Greatness and Crime

A significant passage in Mr. Churchill’s Italian message has been uniformly ignored. Denouncing Mussolini as a “criminal,” he nevertheless conceded that he “is a great man.” A more illuminating exhibition of the outlook of public men could hardly have been recorded in so few words.

Look through Carlyle’s gallery of “heroes”—Mahomet, Frederick “the Great,” and, in a minor order of “greatness,” Governor Eyre, of Jamaica: “Women were stripped and scourged with all the delight which a savage village population might have felt in torturing witches. . . .” (“History of Our Own Times,” by Justin McCarthy. Vol. 3, p. 273.)

Holland Rose, preceptor of ‘Varsity youth and Newnham beauty, wrote a “Life of Napoleon.” On page 204 (single volume edition) we read : “Considered from the military point of view, the massacre at Jaffa is perhaps defensible.” Murderer (of D’Enghien), petty cheat, repulsive amorist, all are duly recorded by Holland Rose; but the “true man” (read “great man” in light of general tone of the Life) is revealed when his hero points to the stars, and stuns his doubting servants with the priceless irrelevance (“Who Made All That?” (p. 186).

One of the most amazingly brazen associations of greatness and crime is made by Mary Bell (“A Short History of the Papacy”). The reference is to the Borgian Pope, Alexander VI, who probably vies with an earlier John XXII, in the commission of gaudy and unnameable crimes. “If we exonerate him from the deepest guilt, he must also forfeit the admiration which we cannot withhold from daring criminality” (p. 297). Mary’s hero falls a wee bit short, however. “His Vatican orgies lacked the inspired touch of splendid sin.”

From Mary to George Lansbury. “I think history will record Herr Hitler as one of the great men of our time” (“My Quest for Peace”), quoted by Daily Herald, April 26th, 1938. But then Lansbury was among the “Labour” crowd who stated that they derived their caricature of “Socialism” from the Bible.

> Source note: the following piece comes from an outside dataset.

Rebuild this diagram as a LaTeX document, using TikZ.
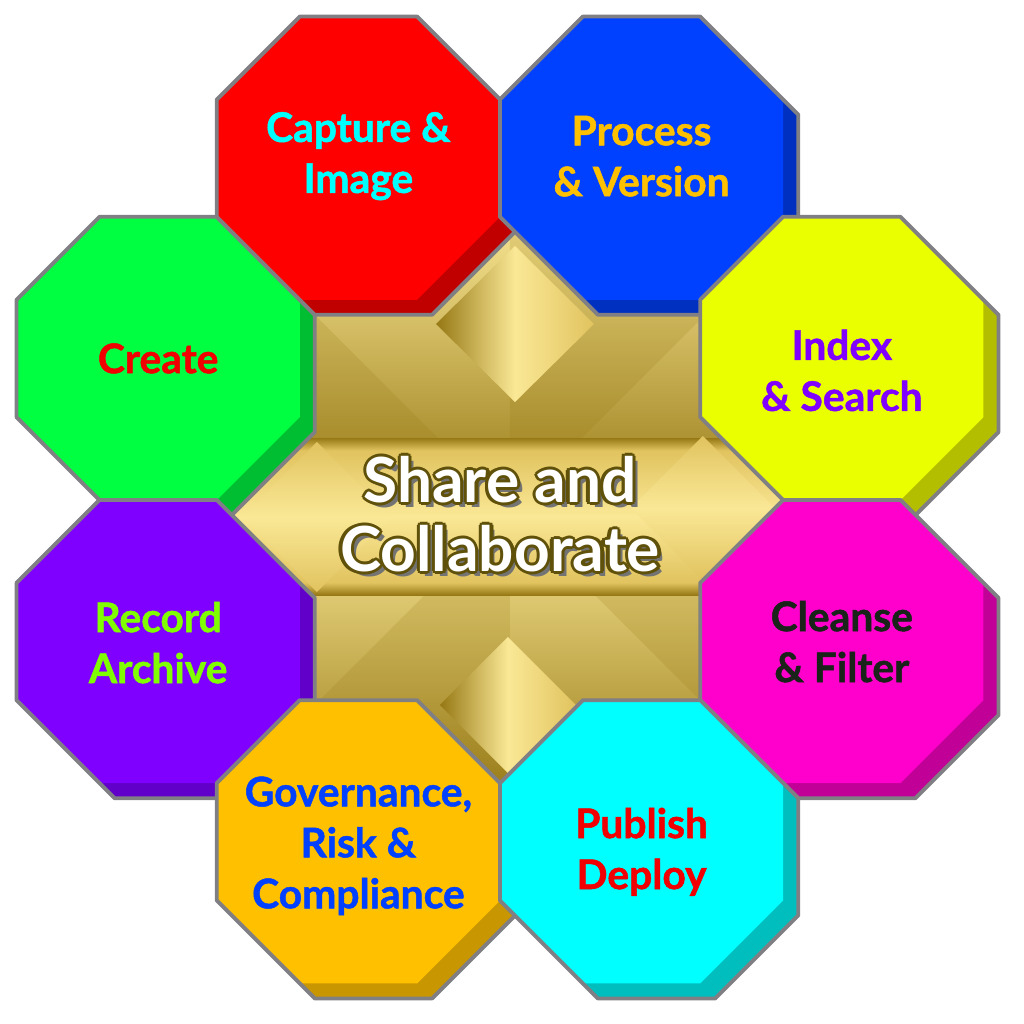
\documentclass[tikz,border=0pt]{standalone}
\usepackage{fontspec}
\setmainfont{Lato}
\newfontfamily\tilefont{Lato}[FakeBold=1.2]
\usepackage{xcolor}

\definecolor{rimgray}{RGB}{128,128,132}
\definecolor{greenface}{RGB}{0,255,64}
\definecolor{greenside}{RGB}{0,190,50}
\definecolor{redface}{RGB}{255,0,0}
\definecolor{redside}{RGB}{192,0,0}
\definecolor{blueface}{RGB}{0,64,255}
\definecolor{blueside}{RGB}{0,48,192}
\definecolor{yellowface}{RGB}{234,255,0}
\definecolor{yellowside}{RGB}{180,190,0}
\definecolor{pinkface}{RGB}{255,0,204}
\definecolor{pinkside}{RGB}{192,0,150}
\definecolor{violetface}{RGB}{128,0,255}
\definecolor{violetside}{RGB}{96,0,200}
\definecolor{amberface}{RGB}{255,192,0}
\definecolor{amberside}{RGB}{200,150,0}
\definecolor{aquaface}{RGB}{0,255,255}
\definecolor{aquaside}{RGB}{0,190,190}
\definecolor{redink}{RGB}{240,0,0}
\definecolor{aquaink}{RGB}{0,255,255}
\definecolor{amberink}{RGB}{255,192,0}
\definecolor{violetink}{RGB}{128,0,255}
\definecolor{darkink}{RGB}{25,35,25}
\definecolor{limeink}{RGB}{128,255,0}
\definecolor{blueink}{RGB}{0,64,255}
\definecolor{goldlight}{RGB}{250,232,150}
\definecolor{goldmid}{RGB}{225,195,95}
\definecolor{golddark}{RGB}{150,120,20}
\definecolor{rimbrown}{RGB}{95,80,10}

\pgfdeclareverticalshading{goldband}{100bp}{color(0bp)=(golddark); color(25bp)=(golddark);
  color(29bp)=(goldmid); color(50bp)=(goldlight); color(71bp)=(goldmid);
  color(75bp)=(golddark); color(100bp)=(golddark)}

\newcommand{\rad}{1.533}
\newcommand{\faceshape}{(22.5:\rad) -- (67.5:\rad) -- (112.5:\rad) -- (157.5:\rad)
  -- (202.5:\rad) -- (247.5:\rad) -- (292.5:\rad) -- (337.5:\rad) -- cycle}
\newcommand{\hullshape}{(67.5:\rad) -- (112.5:\rad) -- (157.5:\rad) -- (202.5:\rad)
  -- ([xshift=1.5mm,yshift=-1.5mm]247.5:\rad) -- ([xshift=1.5mm,yshift=-1.5mm]292.5:\rad)
  -- ([xshift=1.5mm,yshift=-1.5mm]337.5:\rad) -- ([xshift=1.5mm,yshift=-1.5mm]22.5:\rad) -- cycle}
% #1 angle, #2 face, #3 side, #4 ink, #5 text shift, #6 name, #7 text
\newcommand{\ringtile}[7]{%
  \fill[#3, shift={(#1:3.70)}] \hullshape;
  \fill[#2, shift={(#1:3.70)}] \faceshape;
  \draw[hull, shift={(#1:3.70)}] \hullshape;
  \node[tile, text=#4, yshift=#5cm] (#6) at (#1:3.70) {#7};}
% white letters with a brown rim
\newcommand{\rimword}[1]{\setbox0\hbox{#1}%
  \rlap{\kern1.4pt\raisebox{-1.4pt}{\color{black!55}\copy0}}%
  \rlap{\kern-0.9pt{\color{rimbrown}\copy0}}\rlap{\kern0.9pt{\color{rimbrown}\copy0}}%
  \rlap{\raisebox{0.9pt}{\color{rimbrown}\copy0}}\rlap{\raisebox{-0.9pt}{\color{rimbrown}\copy0}}%
  \rlap{\kern0.65pt\raisebox{0.65pt}{\color{rimbrown}\copy0}}\rlap{\kern-0.65pt\raisebox{0.65pt}{\color{rimbrown}\copy0}}%
  \rlap{\kern0.65pt\raisebox{-0.65pt}{\color{rimbrown}\copy0}}\rlap{\kern-0.65pt\raisebox{-0.65pt}{\color{rimbrown}\copy0}}%
  \copy0}

\begin{document}
\begin{tikzpicture}[
    tile/.style={
        font=\fontsize{11.6pt}{14.5pt}\tilefont\bfseries,
        align=center,
        inner sep=0pt
    },
    hull/.style={
        line width=1.1pt,
        draw=rimgray,
        line join=round
    },
    hub/.style={
        font=\fontsize{17.7pt}{19.6pt}\selectfont\bfseries,
        align=center,
        text=white,
        inner sep=0pt
    }
]
    \useasboundingbox (-5,-5.24) rectangle (5.24,5);

    % gold hub, the ring covers its rim
    \begin{scope}
        \clip (0,2.83) -- (0.83,2) -- (2,2) -- (2,0.83) -- (2.83,0) -- (2,-0.83) -- (2,-2) -- (0.83,-2)
            -- (0,-2.83) -- (-0.83,-2) -- (-2,-2) -- (-2,-0.83) -- (-2.83,0) -- (-2,0.83) -- (-2,2) -- (-0.83,2) -- cycle;
        \fill[goldmid] (-3,-3) rectangle (3,3);
        \shade[shading angle=45, top color=goldlight, middle color=goldmid, bottom color=golddark] (0.1,-0.1) rectangle (-2.9,2.9);
        \shade[shading angle=-45, top color=goldlight, middle color=goldmid, bottom color=golddark] (0.1,-0.1) rectangle (3.1,2.9);
        \shade[shading angle=135, top color=goldlight, middle color=goldmid, bottom color=golddark] (0.1,-0.1) rectangle (-2.9,-3.1);
        \shade[shading angle=-135, top color=goldlight, middle color=goldmid, bottom color=golddark] (0.1,-0.1) rectangle (3.1,-3.1);
        \fill[golddark, opacity=0.18] (0.1,-0.1) -- (-2.9,2.9) -- (-2.9,-0.1) -- cycle;
        \fill[golddark, opacity=0.18] (0.1,-0.1) -- (3.1,2.9) -- (0.1,2.9) -- cycle;
        \fill[golddark, opacity=0.18] (0.1,-0.1) -- (3.1,-3.1) -- (3.1,-0.1) -- cycle;
        \fill[golddark, opacity=0.18] (0.1,-0.1) -- (-2.9,-3.1) -- (0.1,-3.1) -- cycle;
        \shade[shading=goldband] (-3,0.62) rectangle (3,-0.95);
        \shade[left color=golddark, right color=goldmid, middle color=goldlight] (0.15,2.54) -- (0.94,1.76) -- (0.15,0.98) -- (-0.64,1.76) -- cycle;
        \shade[left color=golddark, right color=goldmid, middle color=goldlight] (0.08,-1.37) -- (0.76,-2.05) -- (0.08,-2.73) -- (-0.60,-2.05) -- cycle;
        \shade[top color=goldmid, bottom color=goldmid, middle color=goldlight] (-1.83,0.58) -- (-1.08,-0.17) -- (-1.83,-0.92) -- (-2.58,-0.17) -- cycle;
        \shade[top color=goldmid, bottom color=goldmid, middle color=goldlight] (2.03,0.64) -- (2.75,-0.08) -- (2.03,-0.80) -- (1.31,-0.08) -- cycle;
    \end{scope}

    \node[hub] (share) at (0,-0.15) {\rimword{Share and}\\\rimword{Collaborate}};

    % ring of tiles, drawn so that each covers the shadow of the one before
    \ringtile{157.5}{greenface}{greenside}{redink}{0}{create}{Create}
    \ringtile{112.5}{redface}{redside}{aquaink}{0.02}{capture}{Capture \&\\Image}
    \ringtile{67.5}{blueface}{blueside}{amberink}{0.02}{process}{Process\\\& Version}
    \ringtile{22.5}{yellowface}{yellowside}{violetink}{-0.12}{index}{Index\\\& Search}
    \ringtile{-22.5}{pinkface}{pinkside}{darkink}{0}{cleanse}{Cleanse\\\& Filter}
    \ringtile{202.5}{violetface}{violetside}{limeink}{-0.01}{record}{Record\\Archive}
    \ringtile{247.5}{amberface}{amberside}{blueink}{-0.04}{govern}{Governance,\\Risk \&\\Compliance}
    \ringtile{292.5}{aquaface}{aquaside}{redink}{-0.1}{publish}{Publish\\Deploy}
\end{tikzpicture}
\end{document}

One of the more open and visible signs of the capitalist system is gangsterdom, and its “great men” within the prescribed limits of criminality the system legalises cannot escape the fundamental Al Capone mark. A system based upon varying degrees of exploitation of men, women, and children breeds its own system of values. True, there have always been poets and dreamers, Isaiahs and Shelleys, who have genuinely, passionately urged an ethic transcending the system, beating ineffectual angelic wings in an unresponsive void.

Socialism alone can create an entirely new outlook. Complete social freedom alone can create an unaffacted, indissoluble brotherhood. Shelley’s noble aspiration, expressed in “I wish no living thing to suffer pain,” will be implemented, as far as the cessation of “Man’s inhumanity to man” is concerned.

The Socialist Party of Great Britain, despised and neglected to-day, knows that its message is even now helping to speed the day. It has no use for great men, it has no “leaders,” its simple philosophy, based upon the impregnable facts of history and its economic causation, looks to the day when genial kindliness will govern social relations.